OBJECTIVE :: Your output is the lines from the first one to the one containing "from matplotlib.lines import Line2D", repeated exactly, with images left out.

— START OF DATASET EXTRACT —

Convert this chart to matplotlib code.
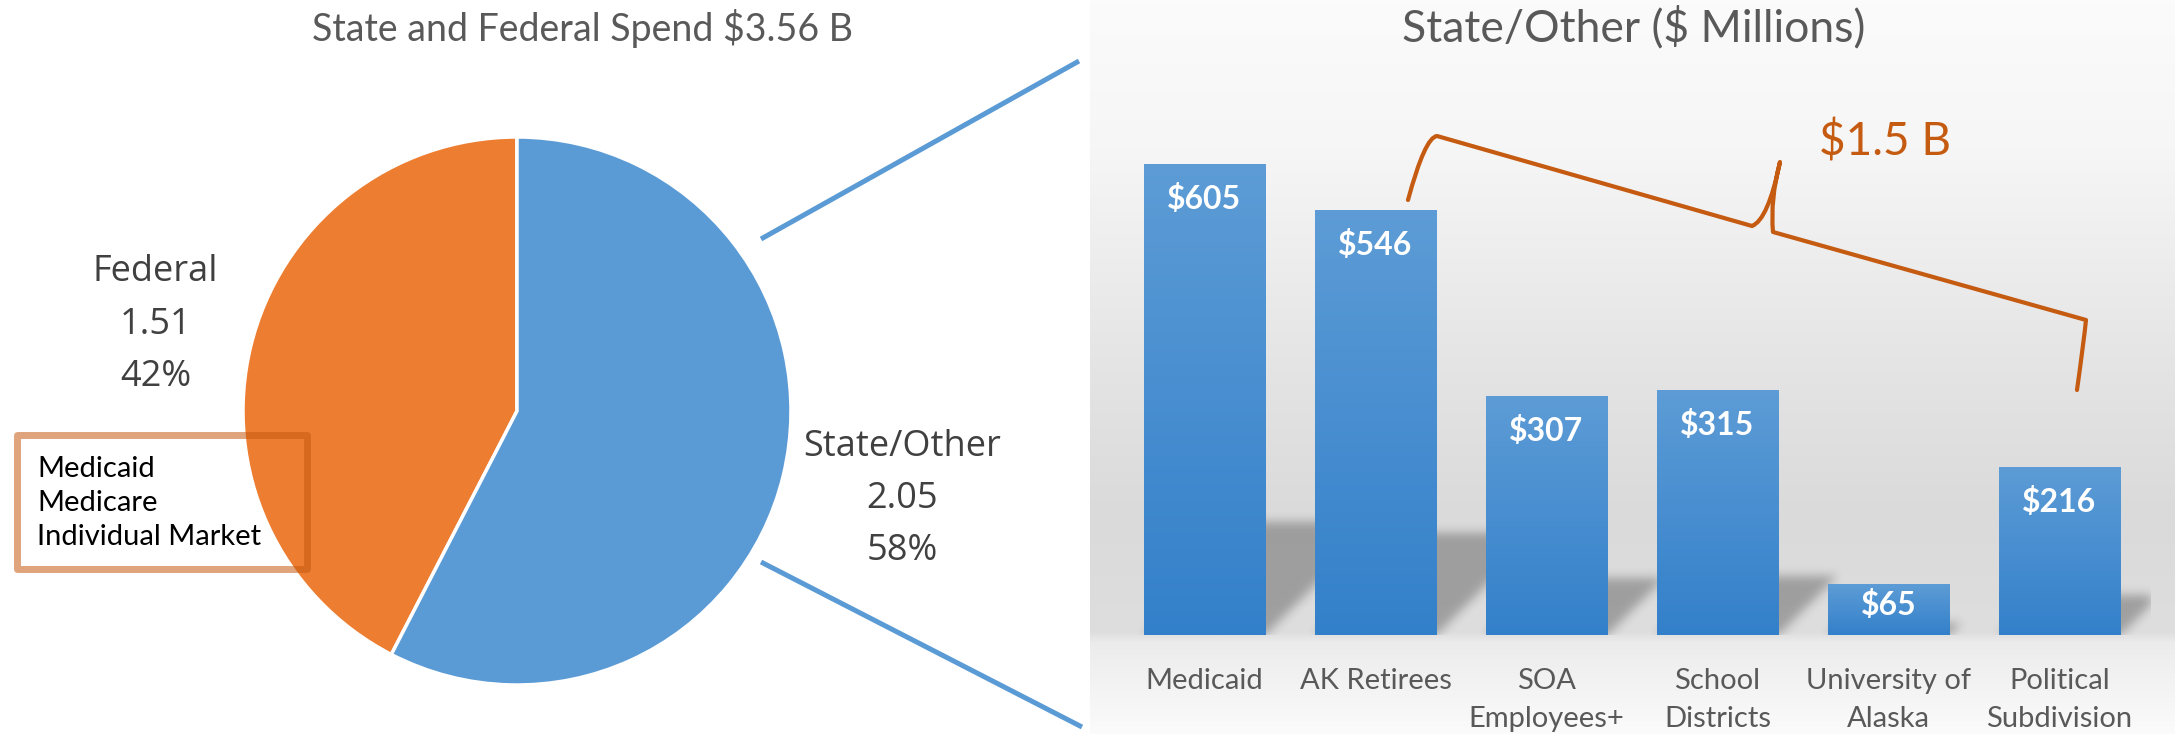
import numpy as np
import matplotlib
matplotlib.use("Agg")
import matplotlib.pyplot as plt
from matplotlib.colors import to_rgb
from matplotlib.patches import Rectangle, PathPatch
from matplotlib.path import Path
from matplotlib.lines import Line2D

# pie data ($ billions)
pie_labels = ["Federal", "State/Other"]
pie_values = [1.51, 2.05]
pie_colors = ["#ED7D31", "#5B9BD5"]
pie_title = "State and Federal Spend $3.56 B"
federal_programs = ["Medicaid", "Medicare", "Individual Market"]

# bar data ($ millions)
bar_categories = ["Medicaid", "AK Retirees", "SOA\nEmployees+", "School\nDistricts",
                  "University of\nAlaska", "Political\nSubdivision"]
bar_values = [605, 546, 307, 315, 65, 216]
bar_title = "State/Other ($ Millions)"
bracket_label = "$1.5 B"

W, H = 2175, 734
fig = plt.figure(figsize=(W / 100, H / 100), dpi=100)


def fx(px):
    return px / W


def fy(py):
    return 1 - py / H


def blur(img, sigma):
    r = int(3 * sigma)
    k = np.exp(-0.5 * (np.arange(-r, r + 1) / sigma) ** 2)
    k /= k.sum()
    img = np.apply_along_axis(lambda m: np.convolve(m, k, mode="same"), 0, img)
    img = np.apply_along_axis(lambda m: np.convolve(m, k, mode="same"), 1, img)
    return img


# ---- grey gradient panel behind the bar chart
bg = fig.add_axes([fx(1090), 0, 1 - fx(1090), 1])
stops = [0.0, 0.2, 0.5, 0.70, 0.862, 0.876, 1.0]
greys = [0.985, 0.965, 0.895, 0.855, 0.87, 0.925, 0.985]
t = np.linspace(0, 1, 800)
g = np.interp(t, stops, greys)
bg.imshow(np.repeat(g[:, None], 2, axis=1)[:, :, None] * np.ones(3), aspect="auto",
          extent=[0, 1, 1, 0], interpolation="bilinear")
bg.set_xlim(0, 1)
bg.set_ylim(1, 0)
bg.axis("off")

# ---- pie
pcx, pcy, pr = 517, 411, 274
axp = fig.add_axes([fx(pcx - pr), fy(pcy + pr), fx(2 * pr), 2 * pr / H])
axp.pie(pie_values, colors=pie_colors, startangle=90, counterclock=True, radius=1,
        wedgeprops=dict(edgecolor="white", linewidth=2.5))
axp.set_xlim(-1, 1)
axp.set_ylim(-1, 1)
total = sum(pie_values)
label_pos = [(-1.32, 0.315), (1.405, -0.322)]
for name, val, (lx, ly) in zip(pie_labels, pie_values, label_pos):
    axp.text(lx, ly, f"{name}\n{val:.2f}\n{val / total * 100:.0f}%", ha="center", va="center",
             fontsize=26, color="#404040", family="Open Sans", linespacing=1.6)
fig.text(fx(582), fy(28), pie_title, ha="center", va="center", fontsize=27,
         color="#595959", family="Lato")

# box listing federal programs
fig.add_artist(Rectangle((fx(16.5), fy(569)), fx(290), 134 / H, transform=fig.transFigure,
                         facecolor="none", edgecolor="#C55A11", alpha=0.55, lw=5,
                         joinstyle="round"))
fig.text(fx(37), fy(503), "\n".join(federal_programs), ha="left", va="center", fontsize=21,
         color="black", family="Lato", linespacing=1.4)

# connector lines
for (x0, y0), (x1, y1) in [((761, 239), (1079, 61)), ((761, 562), (1082, 727))]:
    fig.add_artist(Line2D([fx(x0), fx(x1)], [fy(y0), fy(y1)], transform=fig.transFigure,
                          color="#5B9BD5", lw=3.6, solid_capstyle="butt"))

# ---- bar chart
ax_l, ax_r, ax_b, ax_t = 1119, 2145, 635, 635 - 700 * 0.779
ax = fig.add_axes([fx(ax_l), fy(ax_b), fx(ax_r - ax_l), (ax_b - ax_t) / H])
ax.patch.set_alpha(0)
x = np.arange(len(bar_values))
hw = 0.355
ppx = (ax_r - ax_l) / 6.0
ppy = (ax_b - ax_t) / 700.0

# soft perspective shadows cast behind bars
sx0, sx1 = -0.5, (2151 - 1204.5) / ppx
nx, ny = int((sx1 - sx0) * ppx), int(700 * ppy)
gx = sx0 + (np.arange(nx) + 0.5) / ppx
gy = (np.arange(ny) + 0.5) / ppy
XX, YY = np.meshgrid(gx, gy)
pts = np.column_stack([XX.ravel(), YY.ravel()])
mask = np.zeros(XX.shape)
for c, v in zip(x, bar_values):
    h = 0.24 * v
    s = h * ppy / ppx
    poly = Path([(c - hw, 0), (c + hw, 0), (c + hw + s, h), (c - hw + s, h)])
    mask = np.maximum(mask, poly.contains_points(pts).reshape(XX.shape))
mask = blur(mask, 5)
rgba = np.zeros((ny, nx, 4))
rgba[..., 3] = 0.28 * mask
ax.imshow(rgba, extent=[sx0, sx1, 0, 700], origin="lower", aspect="auto",
          interpolation="bilinear", zorder=1, clip_on=False)

bars = ax.bar(x, bar_values, width=2 * hw, color="#4A90D2", zorder=2)
top_c = np.array(to_rgb("#5D9CD6"))
bot_c = np.array(to_rgb("#3380CA"))
grad = np.linspace(0, 1, 256)[:, None, None] * (top_c - bot_c) + bot_c
for b, c, v in zip(bars, x, bar_values):
    im = ax.imshow(grad, extent=[c - hw, c + hw, 0, v], origin="lower", aspect="auto",
                   interpolation="bilinear", zorder=3)
    im.set_clip_path(b)
    off = min(35, 0.4 * v * ppy) / ppy
    ax.text(c, v - off, f"${v}", ha="center", va="center", color="white",
            fontsize=23, fontweight="bold", family="Lato", zorder=4)

ax.set_xlim(-0.5, 5.5)
ax.set_ylim(0, 700)
ax.set_xticks(x)
ax.set_xticklabels(bar_categories, fontsize=21, color="#595959", family="Lato",
                   linespacing=1.55)
ax.tick_params(axis="x", length=0, pad=24)
ax.set_yticks([])
for sp in ax.spines.values():
    sp.set_visible(False)


# bracket over the last five bars
def px2d(px, py):
    return ((px - 1204.5) / ppx, (ax_b - py) / ppy)


verts = [px2d(1408, 200), px2d(1425, 137), px2d(1437, 136),
         px2d(1752, 226),
         px2d(1768, 220), px2d(1780, 162),
         px2d(1770, 200), px2d(1773, 232),
         px2d(2086, 320),
         px2d(2084, 340), px2d(2077, 390)]
codes = [Path.MOVETO, Path.CURVE3, Path.CURVE3, Path.LINETO, Path.CURVE3, Path.CURVE3,
         Path.CURVE3, Path.CURVE3, Path.LINETO, Path.CURVE3, Path.CURVE3]
ax.add_patch(PathPatch(Path(verts, codes), facecolor="none", edgecolor="#C55A11", lw=3,
                       clip_on=False, zorder=5, capstyle="round", joinstyle="round"))
bx, by = px2d(1885, 142)
ax.text(bx, by, bracket_label, ha="center", va="center", fontsize=33, color="#C55A11",
        family="Lato")

fig.text(fx(1634), fy(28), bar_title, ha="center", va="center", fontsize=32,
         color="#595959", family="Lato")

fig.savefig("out.png", dpi=100)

— END OF DATASET EXTRACT —

WRITTEN ANSWER ::
Convert this chart to matplotlib code.
import numpy as np
import matplotlib
matplotlib.use("Agg")
import matplotlib.pyplot as plt
from matplotlib.colors import to_rgb
from matplotlib.patches import Rectangle, PathPatch
from matplotlib.path import Path
from matplotlib.lines import Line2D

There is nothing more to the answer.